■ WHAT IS ASKED ■
Would you transcribe the listing that follows, character for character, and omit its images?
# # # #
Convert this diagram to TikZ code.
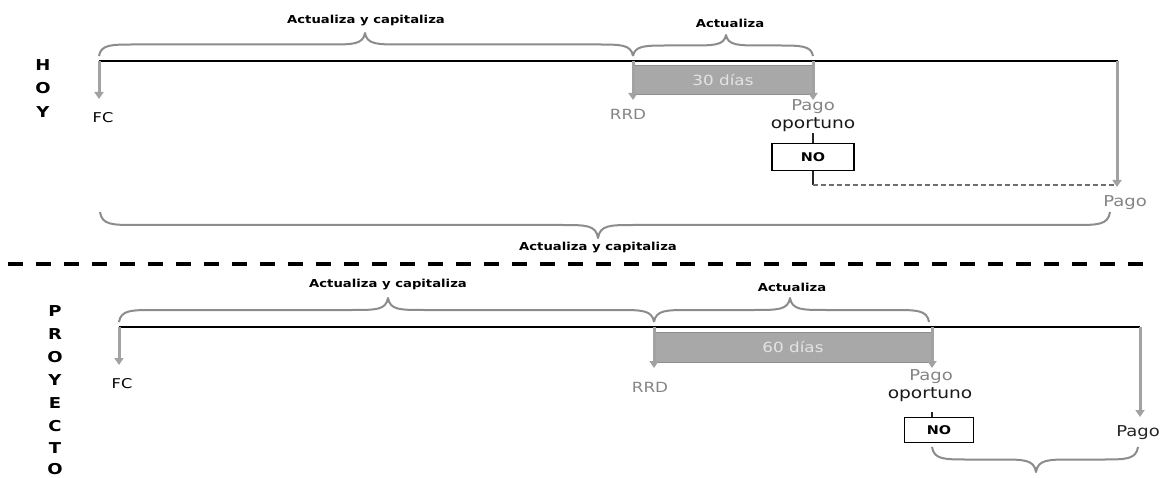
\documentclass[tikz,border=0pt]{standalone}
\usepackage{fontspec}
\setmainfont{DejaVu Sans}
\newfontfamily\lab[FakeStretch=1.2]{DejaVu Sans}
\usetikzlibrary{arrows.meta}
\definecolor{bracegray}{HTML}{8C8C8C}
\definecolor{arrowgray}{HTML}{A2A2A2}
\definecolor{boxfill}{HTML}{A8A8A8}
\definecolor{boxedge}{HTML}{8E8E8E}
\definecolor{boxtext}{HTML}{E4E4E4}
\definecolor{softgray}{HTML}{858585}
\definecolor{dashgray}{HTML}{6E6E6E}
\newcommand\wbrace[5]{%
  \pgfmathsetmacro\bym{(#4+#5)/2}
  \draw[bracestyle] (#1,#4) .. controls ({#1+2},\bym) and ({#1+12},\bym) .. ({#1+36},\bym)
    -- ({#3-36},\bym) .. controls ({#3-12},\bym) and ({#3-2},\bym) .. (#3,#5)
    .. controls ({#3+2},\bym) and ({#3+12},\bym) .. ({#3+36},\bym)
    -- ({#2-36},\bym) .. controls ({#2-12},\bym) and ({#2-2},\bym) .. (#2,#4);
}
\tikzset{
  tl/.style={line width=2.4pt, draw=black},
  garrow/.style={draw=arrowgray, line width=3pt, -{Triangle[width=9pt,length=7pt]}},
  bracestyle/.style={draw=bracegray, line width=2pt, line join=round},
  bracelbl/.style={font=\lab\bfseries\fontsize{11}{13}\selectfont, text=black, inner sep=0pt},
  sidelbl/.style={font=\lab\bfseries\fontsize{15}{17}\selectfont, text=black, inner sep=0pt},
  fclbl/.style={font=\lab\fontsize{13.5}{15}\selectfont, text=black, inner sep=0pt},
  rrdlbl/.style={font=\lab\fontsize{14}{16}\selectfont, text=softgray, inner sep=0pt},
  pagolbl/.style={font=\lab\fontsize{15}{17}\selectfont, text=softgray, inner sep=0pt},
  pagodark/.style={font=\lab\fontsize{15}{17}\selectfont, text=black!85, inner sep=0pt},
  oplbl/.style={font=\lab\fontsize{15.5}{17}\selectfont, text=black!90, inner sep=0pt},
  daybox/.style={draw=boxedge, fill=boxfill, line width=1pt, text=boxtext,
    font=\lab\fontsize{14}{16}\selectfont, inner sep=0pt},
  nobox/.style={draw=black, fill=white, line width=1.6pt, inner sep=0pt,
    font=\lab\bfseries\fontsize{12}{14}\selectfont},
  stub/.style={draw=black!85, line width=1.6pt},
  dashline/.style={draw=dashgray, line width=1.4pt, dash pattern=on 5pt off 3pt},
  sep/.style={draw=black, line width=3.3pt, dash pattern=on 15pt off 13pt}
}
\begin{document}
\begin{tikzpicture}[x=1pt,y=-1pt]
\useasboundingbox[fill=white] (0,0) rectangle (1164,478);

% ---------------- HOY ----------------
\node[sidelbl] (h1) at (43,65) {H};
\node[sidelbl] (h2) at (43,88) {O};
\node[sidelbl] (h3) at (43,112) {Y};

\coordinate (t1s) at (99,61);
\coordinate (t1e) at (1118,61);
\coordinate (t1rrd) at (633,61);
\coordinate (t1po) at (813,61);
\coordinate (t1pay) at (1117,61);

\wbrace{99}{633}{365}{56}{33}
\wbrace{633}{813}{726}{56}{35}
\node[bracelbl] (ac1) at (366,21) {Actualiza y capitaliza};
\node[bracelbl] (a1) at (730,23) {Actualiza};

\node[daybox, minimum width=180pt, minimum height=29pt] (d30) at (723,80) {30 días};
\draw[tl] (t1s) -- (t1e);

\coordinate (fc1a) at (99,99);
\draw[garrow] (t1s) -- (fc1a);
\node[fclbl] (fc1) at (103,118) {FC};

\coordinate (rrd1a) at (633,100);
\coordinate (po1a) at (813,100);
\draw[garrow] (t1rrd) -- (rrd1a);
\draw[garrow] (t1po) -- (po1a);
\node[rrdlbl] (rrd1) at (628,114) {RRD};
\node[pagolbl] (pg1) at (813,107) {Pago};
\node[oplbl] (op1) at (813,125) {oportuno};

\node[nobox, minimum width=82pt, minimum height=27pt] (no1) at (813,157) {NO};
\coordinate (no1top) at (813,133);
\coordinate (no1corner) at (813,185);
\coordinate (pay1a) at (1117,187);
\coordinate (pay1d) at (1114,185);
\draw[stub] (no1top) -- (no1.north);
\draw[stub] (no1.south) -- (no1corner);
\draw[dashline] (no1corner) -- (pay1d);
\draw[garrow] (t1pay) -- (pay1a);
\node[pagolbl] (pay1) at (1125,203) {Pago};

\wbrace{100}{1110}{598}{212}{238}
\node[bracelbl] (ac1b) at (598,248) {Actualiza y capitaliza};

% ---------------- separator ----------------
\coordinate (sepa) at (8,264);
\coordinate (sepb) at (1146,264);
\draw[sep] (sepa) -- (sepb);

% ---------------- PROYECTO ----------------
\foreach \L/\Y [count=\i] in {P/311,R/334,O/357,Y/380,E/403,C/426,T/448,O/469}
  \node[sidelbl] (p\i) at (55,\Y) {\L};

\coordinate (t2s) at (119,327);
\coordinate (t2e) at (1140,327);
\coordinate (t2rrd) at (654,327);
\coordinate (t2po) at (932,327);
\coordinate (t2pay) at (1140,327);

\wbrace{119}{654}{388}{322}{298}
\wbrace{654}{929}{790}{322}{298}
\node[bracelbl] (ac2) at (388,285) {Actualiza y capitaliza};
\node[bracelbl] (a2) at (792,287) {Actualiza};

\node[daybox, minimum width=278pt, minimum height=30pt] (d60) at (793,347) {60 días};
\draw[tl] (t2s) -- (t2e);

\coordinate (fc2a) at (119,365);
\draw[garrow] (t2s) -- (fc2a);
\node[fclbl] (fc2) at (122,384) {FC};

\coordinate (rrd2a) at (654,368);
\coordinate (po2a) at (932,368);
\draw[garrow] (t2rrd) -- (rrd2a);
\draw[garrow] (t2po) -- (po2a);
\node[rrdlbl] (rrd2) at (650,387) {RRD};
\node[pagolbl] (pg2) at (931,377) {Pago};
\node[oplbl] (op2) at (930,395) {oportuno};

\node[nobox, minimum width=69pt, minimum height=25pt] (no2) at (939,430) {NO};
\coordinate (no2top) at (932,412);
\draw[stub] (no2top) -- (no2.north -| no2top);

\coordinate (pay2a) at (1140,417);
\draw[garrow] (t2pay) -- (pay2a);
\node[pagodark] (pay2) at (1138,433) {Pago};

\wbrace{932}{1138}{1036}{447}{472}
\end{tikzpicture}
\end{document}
# # # #
■ WRITTEN ANSWER ■
Convert this diagram to TikZ code.
\documentclass[tikz,border=0pt]{standalone}
\usepackage{fontspec}
\setmainfont{DejaVu Sans}
\newfontfamily\lab[FakeStretch=1.2]{DejaVu Sans}
\usetikzlibrary{arrows.meta}
\definecolor{bracegray}{HTML}{8C8C8C}
\definecolor{arrowgray}{HTML}{A2A2A2}
\definecolor{boxfill}{HTML}{A8A8A8}
\definecolor{boxedge}{HTML}{8E8E8E}
\definecolor{boxtext}{HTML}{E4E4E4}
\definecolor{softgray}{HTML}{858585}
\definecolor{dashgray}{HTML}{6E6E6E}
\newcommand\wbrace[5]{%
  \pgfmathsetmacro\bym{(#4+#5)/2}
  \draw[bracestyle] (#1,#4) .. controls ({#1+2},\bym) and ({#1+12},\bym) .. ({#1+36},\bym)
    -- ({#3-36},\bym) .. controls ({#3-12},\bym) and ({#3-2},\bym) .. (#3,#5)
    .. controls ({#3+2},\bym) and ({#3+12},\bym) .. ({#3+36},\bym)
    -- ({#2-36},\bym) .. controls ({#2-12},\bym) and ({#2-2},\bym) .. (#2,#4);
}
\tikzset{
  tl/.style={line width=2.4pt, draw=black},
  garrow/.style={draw=arrowgray, line width=3pt, -{Triangle[width=9pt,length=7pt]}},
  bracestyle/.style={draw=bracegray, line width=2pt, line join=round},
  bracelbl/.style={font=\lab\bfseries\fontsize{11}{13}\selectfont, text=black, inner sep=0pt},
  sidelbl/.style={font=\lab\bfseries\fontsize{15}{17}\selectfont, text=black, inner sep=0pt},
  fclbl/.style={font=\lab\fontsize{13.5}{15}\selectfont, text=black, inner sep=0pt},
  rrdlbl/.style={font=\lab\fontsize{14}{16}\selectfont, text=softgray, inner sep=0pt},
  pagolbl/.style={font=\lab\fontsize{15}{17}\selectfont, text=softgray, inner sep=0pt},
  pagodark/.style={font=\lab\fontsize{15}{17}\selectfont, text=black!85, inner sep=0pt},
  oplbl/.style={font=\lab\fontsize{15.5}{17}\selectfont, text=black!90, inner sep=0pt},
  daybox/.style={draw=boxedge, fill=boxfill, line width=1pt, text=boxtext,
    font=\lab\fontsize{14}{16}\selectfont, inner sep=0pt},
  nobox/.style={draw=black, fill=white, line width=1.6pt, inner sep=0pt,
    font=\lab\bfseries\fontsize{12}{14}\selectfont},
  stub/.style={draw=black!85, line width=1.6pt},
  dashline/.style={draw=dashgray, line width=1.4pt, dash pattern=on 5pt off 3pt},
  sep/.style={draw=black, line width=3.3pt, dash pattern=on 15pt off 13pt}
}
\begin{document}
\begin{tikzpicture}[x=1pt,y=-1pt]
\useasboundingbox[fill=white] (0,0) rectangle (1164,478);

% ---------------- HOY ----------------
\node[sidelbl] (h1) at (43,65) {H};
\node[sidelbl] (h2) at (43,88) {O};
\node[sidelbl] (h3) at (43,112) {Y};

\coordinate (t1s) at (99,61);
\coordinate (t1e) at (1118,61);
\coordinate (t1rrd) at (633,61);
\coordinate (t1po) at (813,61);
\coordinate (t1pay) at (1117,61);

\wbrace{99}{633}{365}{56}{33}
\wbrace{633}{813}{726}{56}{35}
\node[bracelbl] (ac1) at (366,21) {Actualiza y capitaliza};
\node[bracelbl] (a1) at (730,23) {Actualiza};

\node[daybox, minimum width=180pt, minimum height=29pt] (d30) at (723,80) {30 días};
\draw[tl] (t1s) -- (t1e);

\coordinate (fc1a) at (99,99);
\draw[garrow] (t1s) -- (fc1a);
\node[fclbl] (fc1) at (103,118) {FC};

\coordinate (rrd1a) at (633,100);
\coordinate (po1a) at (813,100);
\draw[garrow] (t1rrd) -- (rrd1a);
\draw[garrow] (t1po) -- (po1a);
\node[rrdlbl] (rrd1) at (628,114) {RRD};
\node[pagolbl] (pg1) at (813,107) {Pago};
\node[oplbl] (op1) at (813,125) {oportuno};

\node[nobox, minimum width=82pt, minimum height=27pt] (no1) at (813,157) {NO};
\coordinate (no1top) at (813,133);
\coordinate (no1corner) at (813,185);
\coordinate (pay1a) at (1117,187);
\coordinate (pay1d) at (1114,185);
\draw[stub] (no1top) -- (no1.north);
\draw[stub] (no1.south) -- (no1corner);
\draw[dashline] (no1corner) -- (pay1d);
\draw[garrow] (t1pay) -- (pay1a);
\node[pagolbl] (pay1) at (1125,203) {Pago};

\wbrace{100}{1110}{598}{212}{238}
\node[bracelbl] (ac1b) at (598,248) {Actualiza y capitaliza};

% ---------------- separator ----------------
\coordinate (sepa) at (8,264);
\coordinate (sepb) at (1146,264);
\draw[sep] (sepa) -- (sepb);

% ---------------- PROYECTO ----------------
\foreach \L/\Y [count=\i] in {P/311,R/334,O/357,Y/380,E/403,C/426,T/448,O/469}
  \node[sidelbl] (p\i) at (55,\Y) {\L};

\coordinate (t2s) at (119,327);
\coordinate (t2e) at (1140,327);
\coordinate (t2rrd) at (654,327);
\coordinate (t2po) at (932,327);
\coordinate (t2pay) at (1140,327);

\wbrace{119}{654}{388}{322}{298}
\wbrace{654}{929}{790}{322}{298}
\node[bracelbl] (ac2) at (388,285) {Actualiza y capitaliza};
\node[bracelbl] (a2) at (792,287) {Actualiza};

\node[daybox, minimum width=278pt, minimum height=30pt] (d60) at (793,347) {60 días};
\draw[tl] (t2s) -- (t2e);

\coordinate (fc2a) at (119,365);
\draw[garrow] (t2s) -- (fc2a);
\node[fclbl] (fc2) at (122,384) {FC};

\coordinate (rrd2a) at (654,368);
\coordinate (po2a) at (932,368);
\draw[garrow] (t2rrd) -- (rrd2a);
\draw[garrow] (t2po) -- (po2a);
\node[rrdlbl] (rrd2) at (650,387) {RRD};
\node[pagolbl] (pg2) at (931,377) {Pago};
\node[oplbl] (op2) at (930,395) {oportuno};

\node[nobox, minimum width=69pt, minimum height=25pt] (no2) at (939,430) {NO};
\coordinate (no2top) at (932,412);
\draw[stub] (no2top) -- (no2.north -| no2top);

\coordinate (pay2a) at (1140,417);
\draw[garrow] (t2pay) -- (pay2a);
\node[pagodark] (pay2) at (1138,433) {Pago};

\wbrace{932}{1138}{1036}{447}{472}
\end{tikzpicture}
\end{document}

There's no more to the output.